Doesn't this all sound like a rehearsed answer to a reader's question in a designer magazine like GQ or something? Like some sort of fashion advice column, right? Yet again, another opportunity to assert his own thoughts and ideas is pawned off due to his desire to fit in with modern consumerism advice. So far, I think the only genuine thing that we've heard from Patrick Bateman came in the first chapter when he uttered under his breath: "I'm a fucking evil psychopath."
Amid a crude and volatile anecdote about one of McDermott's recent sexual partners, Van Patten is constantly asking "Where's dinner?" but to no response. At this point, I think they're so empty that they can't even get it up to answer the only question they ever seem to care about. I hate these guys.
It's at this moment that another half-associate approaches the table, although we're only given one name: Preston. I'm led to believe that Bateman is referring to him by his last name because he has forgotten or didn't care enough to remember his first name.
After some meaningless chatter about the exact same topics that I've covered already, Preston announces that he has a joke. The joke is crude, sexist, and racist, as well as unfunny. While I believe that it is these aspects that make the other men at the table laugh, I think that it's the phrasing and stammering of the joke's delivery that holds a deeper meaning.

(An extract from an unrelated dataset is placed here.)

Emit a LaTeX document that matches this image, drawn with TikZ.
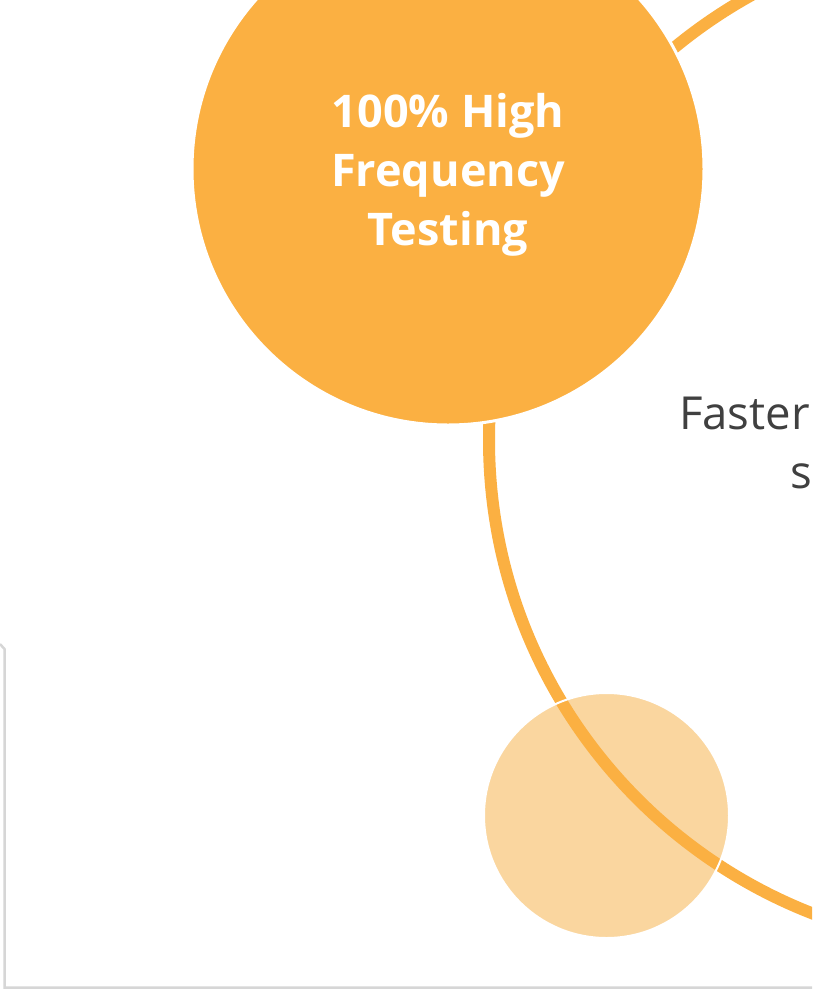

Preston begins the joke with some stutters and pauses filled with phrases like "Oh gosh, now what happens?" until "[his] mind's a blank" at the crucial punchline. Preston is really struggling to remember while the other men are poking fun at his mind-block. Preston's efforts to recall the punchline drag on for so long that even I forgot the joke's setup. I had to re-read it so that it made sense to me. Once I did re-read the joke it wasn't funny and it had changed nothing in terms of the atmosphere at the table. The whole exchange really did not matter in the slightest. The interaction between the men was so poor and so broken up by Preston's memory lapse that the "moment" had gone and I simply wasn't interested anymore. I think this exchange was a metaphor for the entire evening spent at Harry's; none of what was talked about mattered in the slightest by the end. Nothing had changed.
After the other men laugh, Bateman pipes up claiming that "It's not funny. It's racist." Preston responds to this saying, "You should stop reading all those Ted Bundy biographies." This is not commented on any further but now we know what Bateman spends some of his time doing. One of his acts of indulgence is reading about the life of one of the most famous serial killers in history. Perhaps this holds some significance to Bateman in particular. Maybe Bateman is a serial killer.
That'd be fucking weird, wouldn't it?